Defrocked Priest Sues New York Archdiocese for Libel Over Sexual Abuse Statement

NEW YORK
The New York Times

By SHARON OTTERMAN

Published: September 19, 2012

A once-prominent Roman Catholic monsignor who was removed from the priesthood in 2010 for sexual abuse of a minor took the unusual step on Wednesday of filing a federal lawsuit against the New York Archdiocese, claiming he had been libeled in a church statement.

Lawyers for the former monsignor, Charles M. Kavanagh, now 75, filed the lawsuit in Federal District Court in Manhattan, citing what they said was a startling turn of events that took place earlier this year. In April, Mr. Kavanagh’s accuser, Daniel Donohue, told a federal judge that he had not been truthful in one of the most damaging parts of his testimony to a secret church tribunal that considered sexual abuse charges against Mr. Kavanagh in 2006.

Mr. Donohue, now 48 and living in Portland, Ore., alleged in 2002 that Mr. Kavanagh had repeatedly molested him in the late 1970s, when he was a high school student at Cathedral Preparatory Seminary in Manhattan and Mr. Kavanagh was the rector there.

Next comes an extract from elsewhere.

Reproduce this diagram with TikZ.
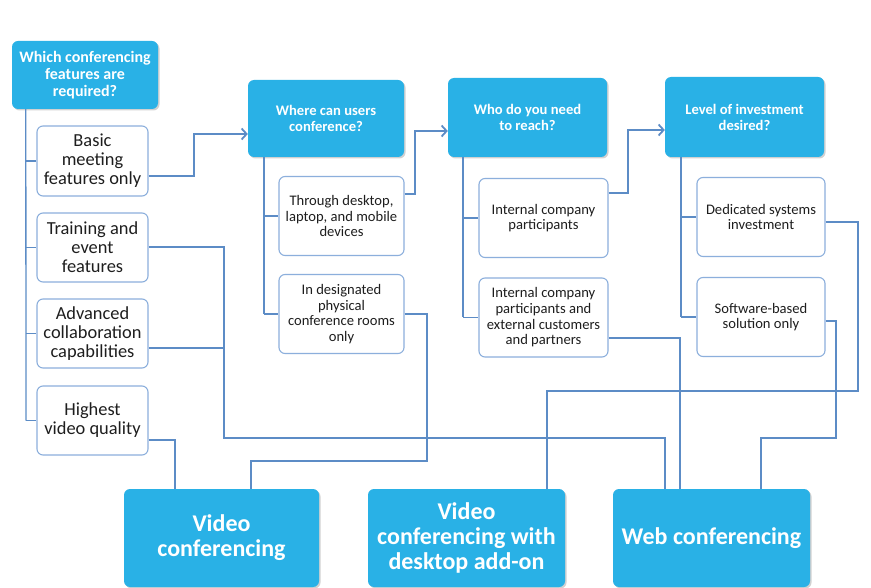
\documentclass[tikz,border=0pt]{standalone}
\usepackage{fontspec}
\setmainfont{Carlito}
\usetikzlibrary{arrows.meta,shadows}
\definecolor{hdrblue}{RGB}{41,177,230}
\definecolor{linkblue}{RGB}{92,140,198}
\definecolor{optborder}{RGB}{140,175,220}
\definecolor{txtdark}{RGB}{30,30,30}
\begin{document}
\begin{tikzpicture}[x=1pt,y=-1pt,
  hdr/.style={draw=none,fill=hdrblue,rounded corners=6pt,text=white,font=\bfseries,align=center,inner sep=0pt,
     drop shadow={shadow xshift=1.5pt,shadow yshift=-1.5pt,fill=black,opacity=0.18}},
  opt/.style={draw=optborder,line width=1.1pt,fill=white,rounded corners=6pt,text=txtdark,align=center,inner sep=0pt},
  tree/.style={draw=linkblue,line width=1.3pt},
  conn/.style={draw=linkblue,line width=2pt},
  arr/.style={conn,-{Straight Barb[length=5pt,width=11pt,line width=1.8pt]}}
]
\useasboundingbox[fill=white] (0,0) rectangle (871,588);

% headers
\node[hdr,minimum width=146pt,minimum height=68pt,font=\fontsize{16}{17}\selectfont\bfseries] (q1) at (85,75) {Which conferencing\\features are\\required?};
\node[hdr,minimum width=156pt,minimum height=77pt,font=\fontsize{14.6}{16}\selectfont\bfseries] (q2) at (326,118.5) {Where can users\\conference?};
\node[hdr,minimum width=159pt,minimum height=79pt,font=\fontsize{14.6}{16}\selectfont\bfseries] (q3) at (527.5,117.5) {Who do you need\\to reach?};
\node[hdr,minimum width=159pt,minimum height=80pt,font=\fontsize{14.6}{16}\selectfont\bfseries] (q4) at (744.5,117) {Level of investment\\desired?};

% left options
\tikzset{lopt/.style={opt,minimum width=111pt,minimum height=69pt,font=\fontsize{18.4}{19}\selectfont}}
\node[lopt,minimum height=70pt] (basic) at (92.5,161) {Basic\\meeting\\features only};
\node[lopt] (train) at (92.5,247.5) {Training and\\event\\features};
\node[lopt] (adv) at (92.5,333.5) {Advanced\\collaboration\\capabilities};
\node[lopt] (high) at (92.5,420.5) {Highest\\video quality};

% second column options
\tikzset{sopt/.style={opt,minimum height=79pt,font=\fontsize{14.6}{15.7}\selectfont}}
\node[sopt,minimum width=125pt] (thr) at (341.5,216) {Through desktop,\\laptop, and mobile\\devices};
\node[sopt,minimum width=125pt] (rooms) at (341.5,314) {In designated\\physical\\conference rooms\\only};
\node[sopt,minimum width=129pt] (intl) at (543.5,218) {Internal company\\participants};
\node[sopt,minimum width=129pt] (ext) at (543.5,317.5) {Internal company\\participants and\\external customers\\and partners};
\node[sopt,minimum width=128pt] (ded) at (761,217) {Dedicated systems\\investment};
\node[sopt,minimum width=128pt] (soft) at (761,317) {Software-based\\solution only};

% bottom results
\tikzset{res/.style={hdr,minimum height=98pt,font=\fontsize{24}{25}\selectfont\bfseries}}
\node[res,minimum width=195pt] (vc) at (221.5,538) {Video\\conferencing};
\node[res,minimum width=197pt] (vd) at (466.5,538) {Video\\conferencing with\\desktop add-on};
\node[res,minimum width=197pt] (wc) at (711.5,538) {Web conferencing};

% tree lines
\draw[tree] ([xshift=14pt]q1.south west) -- (26,420.5);
\foreach \n in {basic,train,adv,high}{\draw[tree] (26,0 |- \n.west) -- (\n.west);}
\draw[tree] (q2.south west -| 264,0) -- (264,314);
\foreach \n in {thr,rooms}{\draw[tree] (264,0 |- \n.west) -- (\n.west);}
\draw[tree] (q3.south west -| 463,0) -- (463,317.5);
\foreach \n in {intl,ext}{\draw[tree] (463,0 |- \n.west) -- (\n.west);}
\draw[tree] (q4.south west -| 681,0) -- (681,317);
\foreach \n in {ded,soft}{\draw[tree] (681,0 |- \n.west) -- (\n.west);}

% arrows to next question
\draw[arr] ([yshift=-15pt]basic.east) -- (194,176) |- ([yshift=-15.5pt]q2.west);
\draw[arr] ([yshift=22pt]thr.east) -- (415,194) |- ([yshift=-13.5pt]q3.west);
\draw[arr] ([yshift=25pt]intl.east) -- (628,193) |- ([yshift=-13pt]q4.west);

% connectors to results
\draw[conn] (train.east) -| (224,438) -| ([xshift=-46.5pt]wc.north);
\draw[conn] ([yshift=-14.5pt]adv.east) -- (224,348);
\draw[conn] ([yshift=-19.5pt]high.east) -| ([xshift=-46.5pt]vc.north);
\draw[conn] (rooms.east) -| (427,461) -| ([xshift=29.5pt]vc.north);
\draw[conn] ([yshift=-20.5pt]ext.east) -| ([xshift=-31.5pt]wc.north);
\draw[conn] ([yshift=-5pt]ded.east) -| (858,391) -| ([xshift=80.5pt]vd.north);
\draw[conn] ([yshift=-4pt]soft.east) -| (836,438) -| ([xshift=49.5pt]wc.north);
\end{tikzpicture}
\end{document}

According to the civil complaint filed on Wednesday, the 2006 church tribunal, whose findings were never fully disclosed publicly, found Mr. Kavanagh guilty of holding hands with Mr. Donohue while Mr. Donohue’s hand was in his lap, and judged that to be sexual abuse of a minor. The church tribunal also found “to a moral certainty” that Mr. Kavanagh, wearing only underwear, had pressed up against Mr. Donohue in bed on a trip to Washington when Mr. Donohue was a high school senior, the complaint said.